- TASK REQUIREMENTS: Give the material once more, word for word, without any images.

- MATERIAL PROVIDED:
▶

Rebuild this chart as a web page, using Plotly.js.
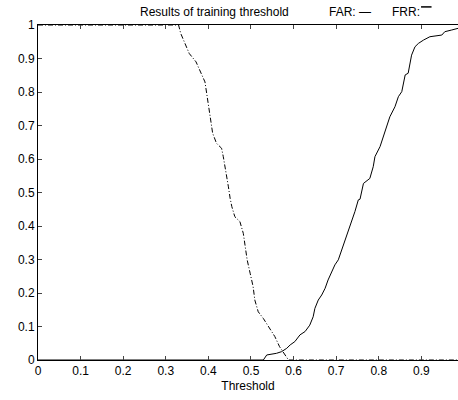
<!DOCTYPE html>
<html><head><meta charset="utf-8">
<script src="https://cdn.plot.ly/plotly-3.0.1.min.js"></script>
<style>html,body{margin:0;padding:0;background:#fff}#chart{width:458px;height:400px}</style>
</head><body><div id="chart"></div>
<script>
const farThreshold = [0, 0.529, 0.537, 0.56, 0.572, 0.584, 0.592, 0.603, 0.615, 0.627, 0.638, 0.646, 0.65, 0.658, 0.666, 0.674, 0.681, 0.689, 0.697, 0.705, 0.713, 0.721, 0.728, 0.736, 0.744, 0.752, 0.756, 0.764, 0.779, 0.787, 0.791, 0.803, 0.811, 0.818, 0.826, 0.838, 0.846, 0.854, 0.858, 0.862, 0.869, 0.873, 0.877, 0.885, 0.893, 0.905, 0.92, 0.948, 0.955, 0.971, 0.986];
const farValues = [0, 0.0, 0.015, 0.02, 0.025, 0.035, 0.045, 0.055, 0.075, 0.085, 0.104, 0.129, 0.154, 0.179, 0.194, 0.214, 0.239, 0.264, 0.284, 0.299, 0.328, 0.353, 0.383, 0.413, 0.443, 0.478, 0.48, 0.527, 0.542, 0.577, 0.607, 0.637, 0.667, 0.696, 0.726, 0.756, 0.786, 0.801, 0.826, 0.851, 0.856, 0.886, 0.91, 0.935, 0.945, 0.955, 0.965, 0.97, 0.98, 0.985, 0.99];
const frrThreshold = [0, 0.33, 0.335, 0.355, 0.371, 0.38, 0.392, 0.396, 0.40, 0.405, 0.41, 0.419, 0.431, 0.435, 0.441, 0.447, 0.451, 0.455, 0.462, 0.474, 0.482, 0.486, 0.491, 0.498, 0.505, 0.509, 0.517, 0.529, 0.541, 0.556, 0.567, 0.58, 0.588, 0.986];
const frrValues = [1, 1, 0.975, 0.915, 0.89, 0.866, 0.83, 0.796, 0.761, 0.716, 0.677, 0.647, 0.632, 0.607, 0.567, 0.517, 0.483, 0.458, 0.428, 0.413, 0.378, 0.343, 0.299, 0.259, 0.219, 0.179, 0.144, 0.124, 0.099, 0.07, 0.04, 0.015, 0, 0];
const xTicks = [0, 0.1, 0.2, 0.3, 0.4, 0.5, 0.6, 0.7, 0.8, 0.9];
const xTickLabels = ['0', '0.1', '0.2', '0.3', '0.4', '0.5', '0.6', '0.7', '0.8', '0.9'];
const yTicks = [0, 0.1, 0.2, 0.3, 0.4, 0.5, 0.6, 0.7, 0.8, 0.9, 1];
const yTickLabels = ['0', '0.1', '0.2', '0.3', '0.4', '0.5', '0.6', '0.7', '0.8', '0.9', '1'];
const titleText = 'Results of training threshold';
const xTitle = 'Threshold';

const font = {family: 'Liberation Sans, Arial, sans-serif', size: 12, color: '#000'};
const traces = [
  {x: farThreshold, y: farValues, mode: 'lines', name: 'FAR', line: {color: '#000', width: 1}},
  {x: frrThreshold, y: frrValues, mode: 'lines', name: 'FRR', line: {color: '#000', width: 1, dash: '5px,2px,1px,2px'}}
];
const layout = {
  width: 458, height: 400,
  margin: {l: 38, r: 0, t: 25, b: 40},
  paper_bgcolor: '#fff', plot_bgcolor: '#fff',
  showlegend: false,
  font: font,
  xaxis: {range: [0, 0.986], tickvals: xTicks, ticktext: xTickLabels, ticks: 'inside', ticklen: 4,
    showline: true, linecolor: '#000', linewidth: 1, mirror: 'ticks', showgrid: false, zeroline: false,
    tickfont: font, title: {text: xTitle, font: font, standoff: 4}},
  yaxis: {range: [0, 1], tickvals: yTicks, ticktext: yTickLabels, ticks: 'inside', ticklen: 4,
    showline: true, linecolor: '#000', linewidth: 1, showgrid: false, zeroline: false, tickfont: font},
  annotations: [
    {text: titleText, xref: 'paper', yref: 'paper', x: 0.42, y: 1, yshift: 13, showarrow: false,
     font: {family: font.family, size: 12, color: '#000'}, xanchor: 'center', yanchor: 'middle'},
    {text: 'FAR: \u2014', xref: 'paper', yref: 'paper', x: 0.689, y: 1, yshift: 13, showarrow: false,
     font: {family: font.family, size: 12, color: '#000'}, xanchor: 'left', yanchor: 'middle'},
    {text: 'FRR:', xref: 'paper', yref: 'paper', x: 0.838, y: 1, yshift: 13, showarrow: false,
     font: {family: font.family, size: 12, color: '#000'}, xanchor: 'left', yanchor: 'middle'}
  ],
  shapes: [
    {type: 'line', xref: 'paper', yref: 'paper', x0: 0.912, x1: 0.937, y0: 1.054, y1: 1.054,
     line: {color: '#000', width: 1.5}}
  ]
};
Plotly.newPlot('chart', traces, layout, {displayModeBar: false, staticPlot: true});
</script></body></html>
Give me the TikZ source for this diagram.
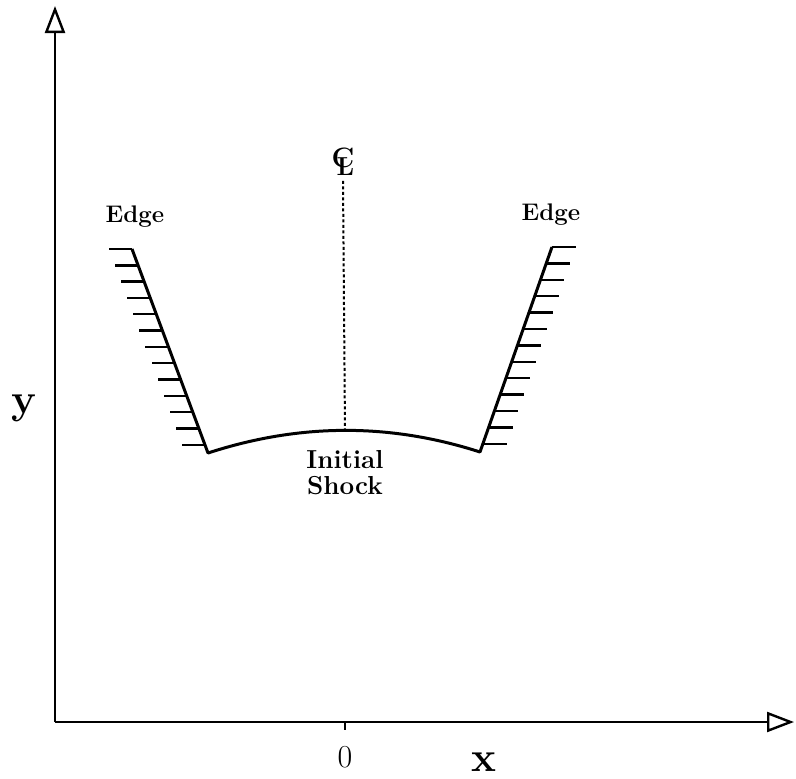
\documentclass[tikz,border=0pt]{standalone}
\usepackage{fontspec}
\usepackage{tikz}
\usetikzlibrary{arrows.meta, positioning, calc}

\tikzset{
  axisline/.style={line width=2.2pt, -{Triangle[open, length=27pt, width=20pt, line width=2.4pt]}},
  wall/.style={line width=3pt, line join=round},
  hatch/.style={line width=2.4pt},
  lbl/.style={inner sep=0pt, font=\fontsize{24}{26}\selectfont\bfseries},
}

\begin{document}
\begin{tikzpicture}[x=1pt, y=-1pt]
      \useasboundingbox (0,0) rectangle (796,779);

      % axes
      \coordinate (orig) at (55,722);
      \coordinate (ytip) at (55,6);
      \coordinate (xtip) at (794,722);
      \draw[axisline] (orig) -- (ytip);
      \draw[axisline] (orig) -- (xtip);
      \coordinate (zero) at (345,722);
      \draw[line width=2pt] (zero) -- ++(0,8);

      \node[inner sep=0pt, font=\fontsize{32}{34}\selectfont] (xzero) at (345,757) {0};
      \node[inner sep=0pt, font=\fontsize{42}{44}\selectfont\bfseries] (xlab) at (484,762) {x};
      \node[inner sep=0pt, font=\fontsize{42}{44}\selectfont\bfseries] (ylab) at (24,408) {y};

      % shock and walls
      \coordinate (ltop) at (132,249);
      \coordinate (lbot) at (208,453);
      \coordinate (rtop) at (552,247);
      \coordinate (rbot) at (480,452);
      \coordinate (apex) at (345,430);
      \draw[wall] (ltop) -- (lbot) .. controls (300,423) and (390,423) .. (rbot) -- (rtop);
      \foreach \i in {0,...,12}
        \draw[hatch] ($(ltop)!\i*0.08!(lbot)$) -- ++(-23,0);
      \foreach \i in {0,...,12}
        \draw[hatch] ($(rtop)!\i*0.08!(rbot)$) -- ++(24,0);

      % centre line
      \node[inner sep=0pt, font=\fontsize{26}{28}\selectfont\bfseries] (cl) at (343,162)
            {\rlap{\raisebox{8pt}{\fontsize{28}{30}\selectfont C}}\kern5pt L};
      \draw[line width=2pt, dash pattern=on 3pt off 2.5pt] (cl.south) ++(0,5) -- (apex);

      \node[lbl] (edgeL) at (135,217) {Edge};
      \node[lbl] (edgeR) at (551,215) {Edge};
      \node[lbl, align=center, font=\fontsize{26}{26}\selectfont\bfseries] (shock) at (345,473)
            {Initial\\Shock};
\end{tikzpicture}
\end{document}
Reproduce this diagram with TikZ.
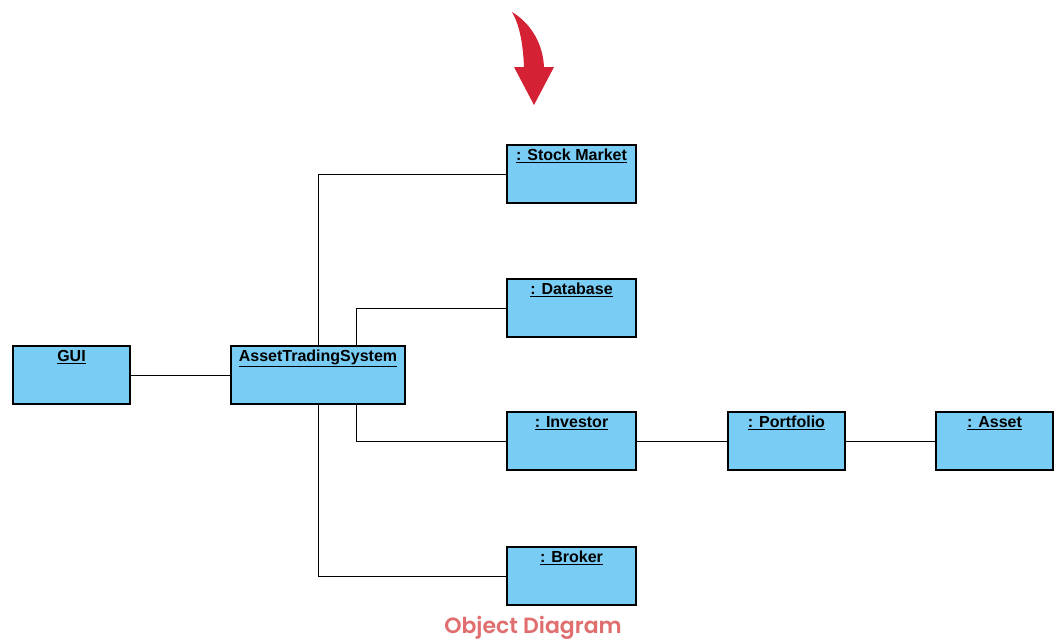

◀

- OUTPUT BELOW:
Rebuild this chart as a web page, using Plotly.js.
<!DOCTYPE html>
<html><head><meta charset="utf-8">
<script src="https://cdn.plot.ly/plotly-3.0.1.min.js"></script>
<style>html,body{margin:0;padding:0;background:#fff}#chart{width:458px;height:400px}</style>
</head><body><div id="chart"></div>
<script>
const farThreshold = [0, 0.529, 0.537, 0.56, 0.572, 0.584, 0.592, 0.603, 0.615, 0.627, 0.638, 0.646, 0.65, 0.658, 0.666, 0.674, 0.681, 0.689, 0.697, 0.705, 0.713, 0.721, 0.728, 0.736, 0.744, 0.752, 0.756, 0.764, 0.779, 0.787, 0.791, 0.803, 0.811, 0.818, 0.826, 0.838, 0.846, 0.854, 0.858, 0.862, 0.869, 0.873, 0.877, 0.885, 0.893, 0.905, 0.92, 0.948, 0.955, 0.971, 0.986];
const farValues = [0, 0.0, 0.015, 0.02, 0.025, 0.035, 0.045, 0.055, 0.075, 0.085, 0.104, 0.129, 0.154, 0.179, 0.194, 0.214, 0.239, 0.264, 0.284, 0.299, 0.328, 0.353, 0.383, 0.413, 0.443, 0.478, 0.48, 0.527, 0.542, 0.577, 0.607, 0.637, 0.667, 0.696, 0.726, 0.756, 0.786, 0.801, 0.826, 0.851, 0.856, 0.886, 0.91, 0.935, 0.945, 0.955, 0.965, 0.97, 0.98, 0.985, 0.99];
const frrThreshold = [0, 0.33, 0.335, 0.355, 0.371, 0.38, 0.392, 0.396, 0.40, 0.405, 0.41, 0.419, 0.431, 0.435, 0.441, 0.447, 0.451, 0.455, 0.462, 0.474, 0.482, 0.486, 0.491, 0.498, 0.505, 0.509, 0.517, 0.529, 0.541, 0.556, 0.567, 0.58, 0.588, 0.986];
const frrValues = [1, 1, 0.975, 0.915, 0.89, 0.866, 0.83, 0.796, 0.761, 0.716, 0.677, 0.647, 0.632, 0.607, 0.567, 0.517, 0.483, 0.458, 0.428, 0.413, 0.378, 0.343, 0.299, 0.259, 0.219, 0.179, 0.144, 0.124, 0.099, 0.07, 0.04, 0.015, 0, 0];
const xTicks = [0, 0.1, 0.2, 0.3, 0.4, 0.5, 0.6, 0.7, 0.8, 0.9];
const xTickLabels = ['0', '0.1', '0.2', '0.3', '0.4', '0.5', '0.6', '0.7', '0.8', '0.9'];
const yTicks = [0, 0.1, 0.2, 0.3, 0.4, 0.5, 0.6, 0.7, 0.8, 0.9, 1];
const yTickLabels = ['0', '0.1', '0.2', '0.3', '0.4', '0.5', '0.6', '0.7', '0.8', '0.9', '1'];
const titleText = 'Results of training threshold';
const xTitle = 'Threshold';

const font = {family: 'Liberation Sans, Arial, sans-serif', size: 12, color: '#000'};
const traces = [
  {x: farThreshold, y: farValues, mode: 'lines', name: 'FAR', line: {color: '#000', width: 1}},
  {x: frrThreshold, y: frrValues, mode: 'lines', name: 'FRR', line: {color: '#000', width: 1, dash: '5px,2px,1px,2px'}}
];
const layout = {
  width: 458, height: 400,
  margin: {l: 38, r: 0, t: 25, b: 40},
  paper_bgcolor: '#fff', plot_bgcolor: '#fff',
  showlegend: false,
  font: font,
  xaxis: {range: [0, 0.986], tickvals: xTicks, ticktext: xTickLabels, ticks: 'inside', ticklen: 4,
    showline: true, linecolor: '#000', linewidth: 1, mirror: 'ticks', showgrid: false, zeroline: false,
    tickfont: font, title: {text: xTitle, font: font, standoff: 4}},
  yaxis: {range: [0, 1], tickvals: yTicks, ticktext: yTickLabels, ticks: 'inside', ticklen: 4,
    showline: true, linecolor: '#000', linewidth: 1, showgrid: false, zeroline: false, tickfont: font},
  annotations: [
    {text: titleText, xref: 'paper', yref: 'paper', x: 0.42, y: 1, yshift: 13, showarrow: false,
     font: {family: font.family, size: 12, color: '#000'}, xanchor: 'center', yanchor: 'middle'},
    {text: 'FAR: \u2014', xref: 'paper', yref: 'paper', x: 0.689, y: 1, yshift: 13, showarrow: false,
     font: {family: font.family, size: 12, color: '#000'}, xanchor: 'left', yanchor: 'middle'},
    {text: 'FRR:', xref: 'paper', yref: 'paper', x: 0.838, y: 1, yshift: 13, showarrow: false,
     font: {family: font.family, size: 12, color: '#000'}, xanchor: 'left', yanchor: 'middle'}
  ],
  shapes: [
    {type: 'line', xref: 'paper', yref: 'paper', x0: 0.912, x1: 0.937, y0: 1.054, y1: 1.054,
     line: {color: '#000', width: 1.5}}
  ]
};
Plotly.newPlot('chart', traces, layout, {displayModeBar: false, staticPlot: true});
</script></body></html>
Give me the TikZ source for this diagram.
\documentclass[tikz,border=0pt]{standalone}
\usepackage{fontspec}
\usepackage{tikz}
\usetikzlibrary{arrows.meta, positioning, calc}

\tikzset{
  axisline/.style={line width=2.2pt, -{Triangle[open, length=27pt, width=20pt, line width=2.4pt]}},
  wall/.style={line width=3pt, line join=round},
  hatch/.style={line width=2.4pt},
  lbl/.style={inner sep=0pt, font=\fontsize{24}{26}\selectfont\bfseries},
}

\begin{document}
\begin{tikzpicture}[x=1pt, y=-1pt]
      \useasboundingbox (0,0) rectangle (796,779);

      % axes
      \coordinate (orig) at (55,722);
      \coordinate (ytip) at (55,6);
      \coordinate (xtip) at (794,722);
      \draw[axisline] (orig) -- (ytip);
      \draw[axisline] (orig) -- (xtip);
      \coordinate (zero) at (345,722);
      \draw[line width=2pt] (zero) -- ++(0,8);

      \node[inner sep=0pt, font=\fontsize{32}{34}\selectfont] (xzero) at (345,757) {0};
      \node[inner sep=0pt, font=\fontsize{42}{44}\selectfont\bfseries] (xlab) at (484,762) {x};
      \node[inner sep=0pt, font=\fontsize{42}{44}\selectfont\bfseries] (ylab) at (24,408) {y};

      % shock and walls
      \coordinate (ltop) at (132,249);
      \coordinate (lbot) at (208,453);
      \coordinate (rtop) at (552,247);
      \coordinate (rbot) at (480,452);
      \coordinate (apex) at (345,430);
      \draw[wall] (ltop) -- (lbot) .. controls (300,423) and (390,423) .. (rbot) -- (rtop);
      \foreach \i in {0,...,12}
        \draw[hatch] ($(ltop)!\i*0.08!(lbot)$) -- ++(-23,0);
      \foreach \i in {0,...,12}
        \draw[hatch] ($(rtop)!\i*0.08!(rbot)$) -- ++(24,0);

      % centre line
      \node[inner sep=0pt, font=\fontsize{26}{28}\selectfont\bfseries] (cl) at (343,162)
            {\rlap{\raisebox{8pt}{\fontsize{28}{30}\selectfont C}}\kern5pt L};
      \draw[line width=2pt, dash pattern=on 3pt off 2.5pt] (cl.south) ++(0,5) -- (apex);

      \node[lbl] (edgeL) at (135,217) {Edge};
      \node[lbl] (edgeR) at (551,215) {Edge};
      \node[lbl, align=center, font=\fontsize{26}{26}\selectfont\bfseries] (shock) at (345,473)
            {Initial\\Shock};
\end{tikzpicture}
\end{document}
Reproduce this diagram with TikZ.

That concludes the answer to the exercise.